Sui no prevalenti nella sua vita post calcistica: “La percezione è che sia prevalente. Parlando di post carriera le mie occasioni sono limitate. Nel calcio mi posso legare solo a Milan o Nazionale, per la carriera che ho avuto. Sono stato vicino al Milan di Barbara, avevo detto di sì, poi non se ne è fatto più nulla. Al Milan di Fassone ho detto di no. Vero. Quello è stato probabilmente l’unico no che ho detto. Alla Nazionale ho detto due volte di sì come Team Manager, o perlomeno: “Parliamone”, in occasione del mondiale in Brasile e prima dell’eventuale mondiale in Russia, ma poi non si sono fatti più sentire. Quindi non è proprio vero che il no sia prevalente. Certo che il no ha una parte importante. Non avendo la necessità di fare per forza qualcosa nel mondo del calcio…pur restando un appassionato di calcio. Mi piace tanto e io lo guardo”.

Se ha mai visto immagini di suo padre calciatore: “Sì, le uniche immagini che ho visto sono quelle della finale di Coppa dei Campioni del 1963. Mi ha colpito l’estetica, l’eleganza. Ho preso sicuramente da lui”.

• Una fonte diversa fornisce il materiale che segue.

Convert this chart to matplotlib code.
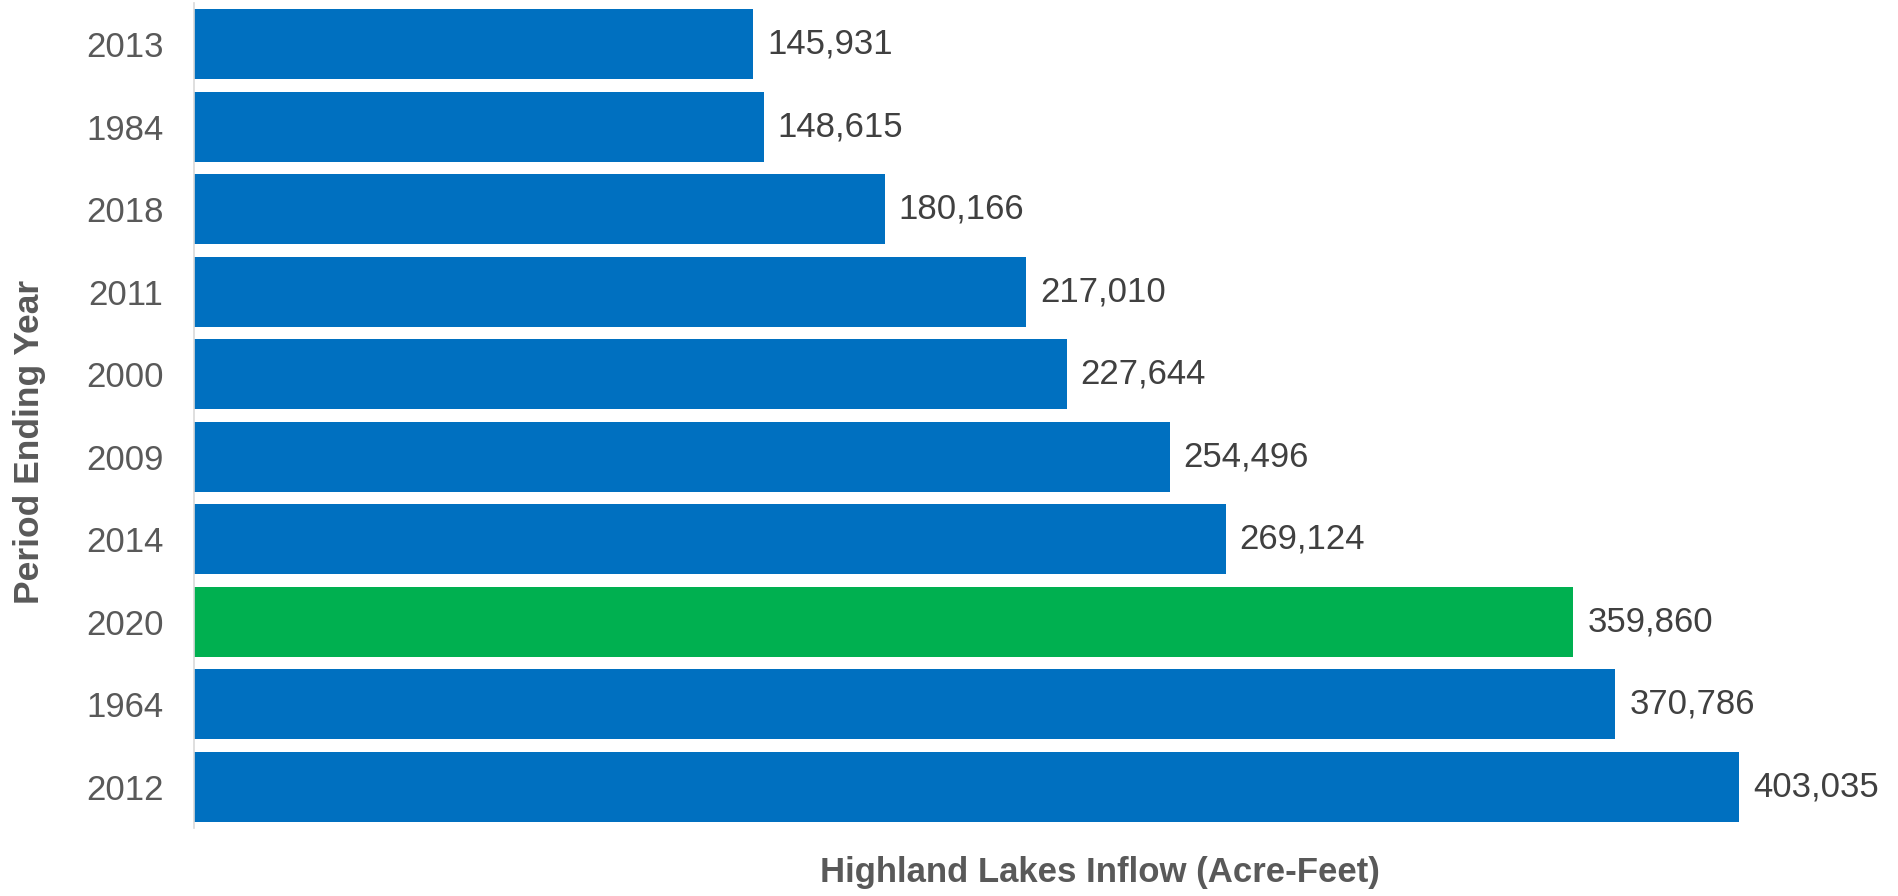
import matplotlib.pyplot as plt

plt.rcParams['font.family'] = ['Liberation Sans', 'DejaVu Sans']

years = ['2013', '1984', '2018', '2011', '2000', '2009', '2014', '2020', '1964', '2012']
inflow = [145931, 148615, 180166, 217010, 227644, 254496, 269124, 359860, 370786, 403035]
colors = ['#0070C0'] * len(years)
colors[years.index('2020')] = '#00B050'

fig = plt.figure(figsize=(18.98, 8.96), dpi=100)
ax = fig.add_axes([194 / 1898, (896 - 828) / 896, (1890 - 194) / 1898, (828 - 3) / 896])

pos = range(len(years))
ax.barh(pos, inflow, height=0.85, color=colors)
ax.set_ylim(len(years) - 0.5, -0.5)
ax.set_xlim(0, 442430)

ax.set_yticks(list(pos))
ax.set_yticklabels(years, fontsize=25, color='#595959')
ax.tick_params(axis='y', length=0, pad=22)
ax.set_xticks([])

for spine in ['top', 'right', 'bottom']:
    ax.spines[spine].set_visible(False)
ax.spines['left'].set_color('#D9D9D9')
ax.spines['left'].set_linewidth(1.2)

for i, v in enumerate(inflow):
    ax.annotate(f'{v:,}', (v, i), xytext=(10, 0), textcoords='offset points',
                va='center', ha='left', fontsize=25, color='#404040')

fig.text(1100 / 1898, 1 - 872 / 896, 'Highland Lakes Inflow (Acre-Feet)',
         ha='center', va='center', fontsize=25, fontweight='bold', color='#595959')
fig.text(30 / 1898, 1 - 442 / 896, 'Period Ending Year', rotation=90,
         ha='center', va='center', fontsize=25.5, fontweight='bold', color='#595959')

fig.savefig('out.png', dpi=100)
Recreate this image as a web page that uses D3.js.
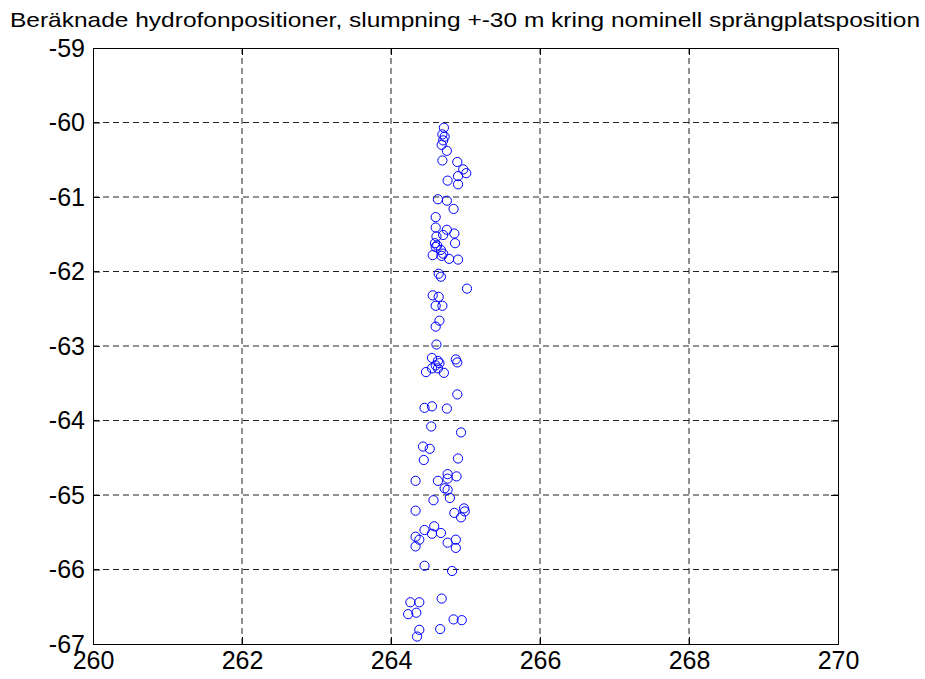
<!DOCTYPE html>
<html>
<head>
<meta charset="utf-8">
<script src="https://cdn.jsdelivr.net/npm/d3@7"></script>
<style>
body { margin: 0; background: #fff; }
text { font-family: "Liberation Sans", Arial, sans-serif; }
</style>
</head>
<body>
<svg width="925" height="679"></svg>
<script>
var title = "Beräknade hydrofonpositioner, slumpning +-30 m kring nominell sprängplatsposition";
var xTicks = [260, 262, 264, 266, 268, 270];
var yTicks = [-67, -66, -65, -64, -63, -62, -61, -60, -59];

// hydrophone positions
var xs = [264.71, 264.69, 264.72, 264.70, 264.68, 264.75, 264.69, 264.89, 264.97, 265.01,
    264.90, 264.76, 264.90, 264.63, 264.75, 264.84, 264.60, 264.60, 264.75, 264.85,
    264.61, 264.70, 264.86, 264.59, 264.62, 264.60, 264.67, 264.70, 264.56, 264.68,
    264.78, 264.90, 264.64, 264.67, 265.02, 264.56, 264.64, 264.60, 264.69, 264.65,
    264.60, 264.61, 264.55, 264.63, 264.65, 264.87, 264.89, 264.60, 264.55, 264.63,
    264.47, 264.71, 264.89, 264.45, 264.55, 264.75, 264.54, 264.94, 264.43, 264.52,
    264.44, 264.90, 264.33, 264.63, 264.76, 264.76, 264.88, 264.72, 264.76, 264.57,
    264.79, 264.33, 264.85, 264.98, 264.99, 264.94, 264.45, 264.58, 264.55, 264.67,
    264.33, 264.38, 264.33, 264.76, 264.87, 264.87, 264.45, 264.82, 264.26, 264.38,
    264.68, 264.23, 264.34, 264.84, 264.95, 264.38, 264.66, 264.35];
var ys = [-60.07, -60.16, -60.19, -60.24, -60.30, -60.38, -60.51, -60.53, -60.63, -60.68,
    -60.72, -60.78, -60.83, -61.03, -61.05, -61.16, -61.27, -61.41, -61.44, -61.49,
    -61.53, -61.51, -61.62, -61.62, -61.65, -61.67, -61.71, -61.76, -61.78, -61.79,
    -61.83, -61.84, -62.03, -62.07, -62.23, -62.32, -62.34, -62.46, -62.46, -62.66,
    -62.74, -62.98, -63.16, -63.20, -63.23, -63.18, -63.22, -63.26, -63.30, -63.30,
    -63.35, -63.36, -63.65, -63.83, -63.81, -63.84, -64.08, -64.16, -64.35, -64.38,
    -64.53, -64.51, -64.81, -64.81, -64.72, -64.78, -64.75, -64.91, -64.93, -65.07,
    -65.04, -65.21, -65.24, -65.18, -65.22, -65.30, -65.47, -65.42, -65.52, -65.51,
    -65.56, -65.60, -65.69, -65.64, -65.60, -65.71, -65.95, -66.02, -66.44, -66.44,
    -66.39, -66.60, -66.58, -66.67, -66.68, -66.81, -66.80, -66.90];

var svg = d3.select("svg");
var pL = 93, pR = 838, pT = 48, pB = 644;

var x = d3.scaleLinear().domain([260, 270]).range([pL, pR]);
var y = d3.scaleLinear().domain([-67, -59]).range([pB, pT]);

// plain hyphen minus like the original, not the unicode minus d3 uses
var fmt = function(d) { return String(d); };

// grid
var grid = svg.append("g").attr("class", "grid");
grid.selectAll("line.gx").data(xTicks.slice(1, -1)).enter().append("line")
    .attr("x1", function(d) { return x(d); })
    .attr("x2", function(d) { return x(d); })
    .attr("y1", pT)
    .attr("y2", pB);
grid.selectAll("line.gy").data(yTicks.slice(1, -1)).enter().append("line")
    .attr("x1", pL)
    .attr("x2", pR)
    .attr("y1", function(d) { return y(d); })
    .attr("y2", function(d) { return y(d); });
grid.selectAll("line")
    .attr("stroke", "#222")
    .attr("stroke-width", 1)
    .attr("stroke-dasharray", "6,4");

// axes, ticks inward on all four sides
var tk = 7;
svg.append("g").attr("transform", "translate(0," + pB + ")")
    .call(d3.axisBottom(x).tickValues(xTicks).tickSize(-tk).tickPadding(7).tickFormat(fmt));
svg.append("g").attr("transform", "translate(0," + pT + ")")
    .call(d3.axisTop(x).tickValues(xTicks).tickSize(-tk).tickFormat(""));
svg.append("g").attr("transform", "translate(" + pL + ",0)")
    .call(d3.axisLeft(y).tickValues(yTicks).tickSize(-tk).tickPadding(8).tickFormat(fmt));
svg.append("g").attr("transform", "translate(" + pR + ",0)")
    .call(d3.axisRight(y).tickValues(yTicks).tickSize(-tk).tickFormat(""));

svg.selectAll(".domain").attr("stroke", "#000").attr("stroke-width", 1);
svg.selectAll(".tick line").attr("stroke", "#000");
svg.selectAll(".tick text")
    .attr("fill", "#000")
    .style("font-size", "25px")
    .style("font-family", "'Liberation Sans', Arial, sans-serif");

// points
svg.append("g").selectAll("circle").data(xs).enter().append("circle")
    .attr("cx", function(d) { return x(d); })
    .attr("cy", function(d, i) { return y(ys[i]); })
    .attr("r", 4.6)
    .attr("fill", "none")
    .attr("stroke", "#0000ff")
    .attr("stroke-width", 1);

svg.append("text")
    .attr("x", 10)
    .attr("y", 27)
    .attr("textLength", 910)
    .attr("lengthAdjust", "spacingAndGlyphs")
    .style("font-size", "21px")
    .text(title);
</script>
</body>
</html>
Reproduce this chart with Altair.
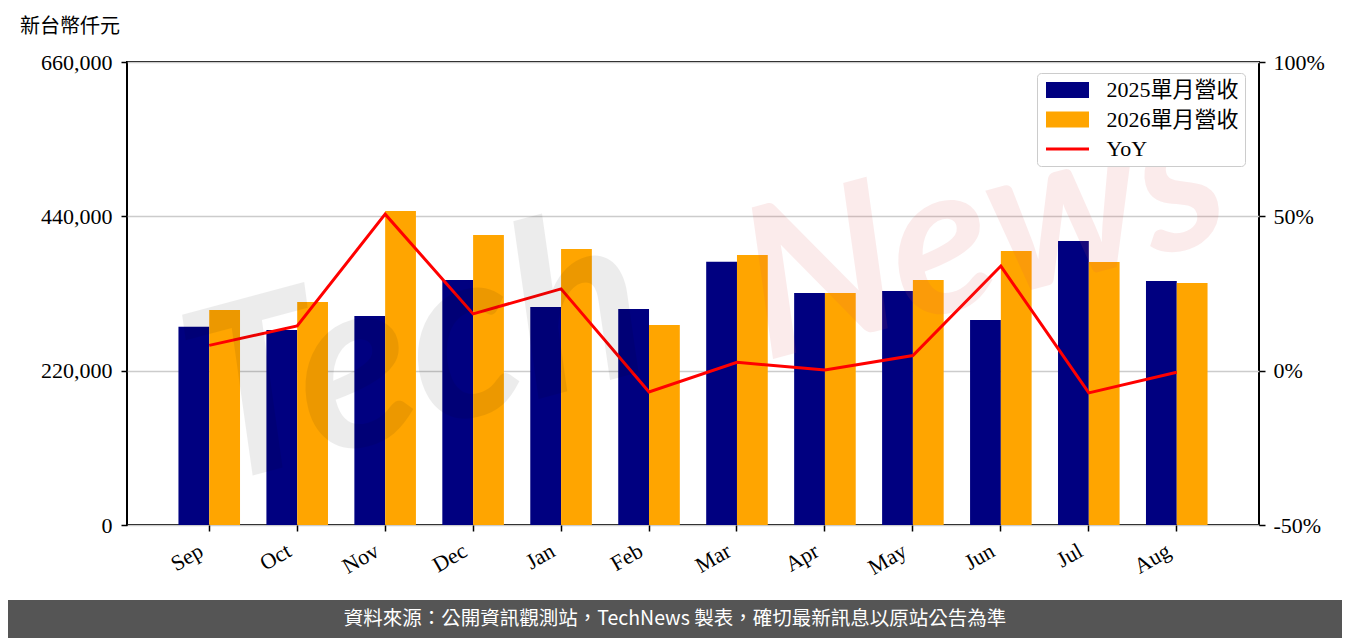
import altair as alt
import pandas as pd

months = ["Sep", "Oct", "Nov", "Dec", "Jan", "Feb", "Mar", "Apr", "May", "Jun", "Jul", "Aug"]
rev_2025 = [282700, 278000, 297900, 349200, 310800, 307900, 375300, 330700, 333600, 292200, 404800, 347800]
rev_2026 = [306500, 317900, 447600, 413400, 393400, 285100, 384900, 330700, 349200, 390600, 374900, 345000]
yoy = [0.082, 0.145, 0.507, 0.184, 0.265, -0.069, 0.027, 0.002, 0.049, 0.339, -0.072, -0.005]
series_names = ["2025單月營收", "2026單月營收", "YoY"]
colors = ["#000080", "#FFA500", "#FF0000"]
left_ticks = [0, 220000, 440000, 660000]
right_ticks = [-0.5, 0, 0.5, 1.0]
unit_title = "新台幣仟元"
footer = "資料來源：公開資訊觀測站，TechNews 製表，確切最新訊息以原站公告為準"

SERIF = "Liberation Serif, Noto Sans CJK TC, serif"
CJK = "Noto Sans CJK TC, sans-serif"

bars = pd.DataFrame({
    "month": months * 2,
    "series": [series_names[0]] * len(months) + [series_names[1]] * len(months),
    "value": rev_2025 + rev_2026,
})
line_df = pd.DataFrame({"month": months, "series": ["YoY"] * len(months), "yoy": yoy})
dummy = pd.DataFrame({"k": [0]})

RECT = "M-2.15,-0.8L2.15,-0.8L2.15,0.8L-2.15,0.8Z"
LINE = "M-2.15,-0.15L2.15,-0.15L2.15,0.15L-2.15,0.15Z"

color_scale = alt.Scale(domain=series_names, range=colors)
shape_scale = alt.Scale(domain=series_names, range=[RECT, RECT, LINE])

leg = alt.Legend(
    title=None, orient="none", legendX=910, legendY=11, padding=6,
    fillColor="white", strokeColor="#cccccc", cornerRadius=4,
    labelFont=SERIF, labelFontSize=22, labelColor="black",
    symbolSize=400, symbolStrokeWidth=0, symbolOffset=13.5, labelOffset=28,
    rowPadding=7.5, symbolOpacity=1,
)

x_enc = alt.X(
    "month:N", sort=months,
    scale=alt.Scale(paddingInner=0.3, paddingOuter=0.585),
    axis=alt.Axis(title=None, labelAngle=330, labelAlign="right", labelBaseline="top",
                  labelFontSize=22, labelPadding=9, labelOffset=-13, bandPosition=0.5, grid=False),
)

bar = alt.Chart(bars).mark_bar().encode(
    x=x_enc,
    xOffset=alt.XOffset("series:N", sort=series_names[:2],
                        scale=alt.Scale(paddingInner=0, paddingOuter=0)),
    y=alt.Y("value:Q", scale=alt.Scale(domain=[0, 660000], nice=False),
            axis=alt.Axis(orient="left", values=left_ticks, title=None, grid=True,
                          labelPadding=9, labelExpr="format(datum.value, ',')")),
    color=alt.Color("series:N", scale=color_scale, legend=leg),
)

line = alt.Chart(line_df).mark_line(strokeWidth=3).encode(
    x=x_enc,
    y=alt.Y("yoy:Q", scale=alt.Scale(domain=[-0.5, 1.0], nice=False, zero=False),
            axis=alt.Axis(orient="right", values=right_ticks, title=None, grid=False, labelPadding=8,
                          labelExpr="(datum.value < 0 ? '-' : '') + abs(round(datum.value*100)) + '%'")),
    color=alt.Color("series:N", scale=color_scale, legend=leg),
)

pts = alt.Chart(line_df).transform_filter("false").mark_point(filled=True).encode(
    color=alt.Color("series:N", scale=color_scale, legend=leg),
    shape=alt.Shape("series:N", scale=shape_scale, legend=leg),
)

wm1 = alt.Chart(dummy).mark_text(
    text="Tech", font="Lato", fontSize=240, fontStyle="italic", fontWeight="bold",
    angle=345, color="black", opacity=0.07, align="center", baseline="middle",
).encode(x=alt.value(290), y=alt.value(295))

wm2 = alt.Chart(dummy).mark_text(
    text="News", font="Lato", fontSize=210, fontStyle="italic", fontWeight="bold",
    angle=345, color="#e05050", opacity=0.11, align="center", baseline="middle",
).encode(x=alt.value(858), y=alt.value(175))

title_t = alt.Chart(dummy).mark_text(
    text=unit_title, font=CJK, fontSize=20, align="left", baseline="middle", color="black",
).encode(x=alt.value(-107), y=alt.value(-35))

foot_rect = alt.Chart(dummy).mark_rect(color="#555555").encode(
    x=alt.value(-119), x2=alt.value(1215), y=alt.value(538), y2=alt.value(590))

foot_text = alt.Chart(dummy).mark_text(
    text=footer, font=CJK, fontSize=19.5, color="white", align="center", baseline="middle",
).encode(x=alt.value(548), y=alt.value(557))

chart = alt.layer(bar, line, pts, wm1, wm2, title_t, foot_rect, foot_text).resolve_scale(
    y="independent"
).properties(
    width=1132, height=463,
    padding={"left": 119, "top": 54, "right": 83, "bottom": 113},
    autosize=alt.AutoSizeParams(type="none"),
    background="white",
).configure_view(
    stroke="black", strokeWidth=2
).configure_axis(
    labelFont=SERIF, labelFontSize=22, labelColor="black",
    tickColor="black", tickWidth=1.5, tickSize=6, domain=False,
    labelPadding=6, gridColor="#cccccc", gridWidth=1.5,
)

chart.save("out.html", embed_options={"renderer": "svg", "actions": False})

Se ha mai preso una decisione al posto di un allenatore: “Sì, proprio con mio padre l’allenatore l’ho fatto…Mondiali del 1998 contro il Cile: Salas, Zamorano, due centravanti, Nesta e Cannavaro due marcatori. Tutti noi giocavamo a quattro in linea, mio papà credo volesse Nesta su Zamorano e Cannavaro su Salas. A un certo punto si continuavano a incrociare e Nesta e Cannavaro mi dicevano: “Ma Paolo, ma cosa facciamo?”. E io gli ho detto: “Ragazzi, aspettateli e giocate a zona!. Mio padre se ne accorse, anche perchè uno dei due fece gol e mio papà si arrabbiò: “Ma che c….” (ride, ndr). Allora mi son sentito in colpa io e gli ho spiegato che gliel’avevo detto io di farlo”.

 

Su Berlusconi: “E’ stato un grande imprenditore, un visionario. Su cosa ho pensato appena l’ho visto la prima volta? Ho pensato che fosse un po’ matto, però ha dimostrato con i fatti che c’era altro oltre alle parole. Ci ha veramente cambiato la mentalità. Anche la scelta di prendere Sacchi come allenatore è stata una mossa azzardata, ma dal suo punto di vista calcolata. Se lo sento? No, l’ho visto in occasione della scomparsa di mio papà”.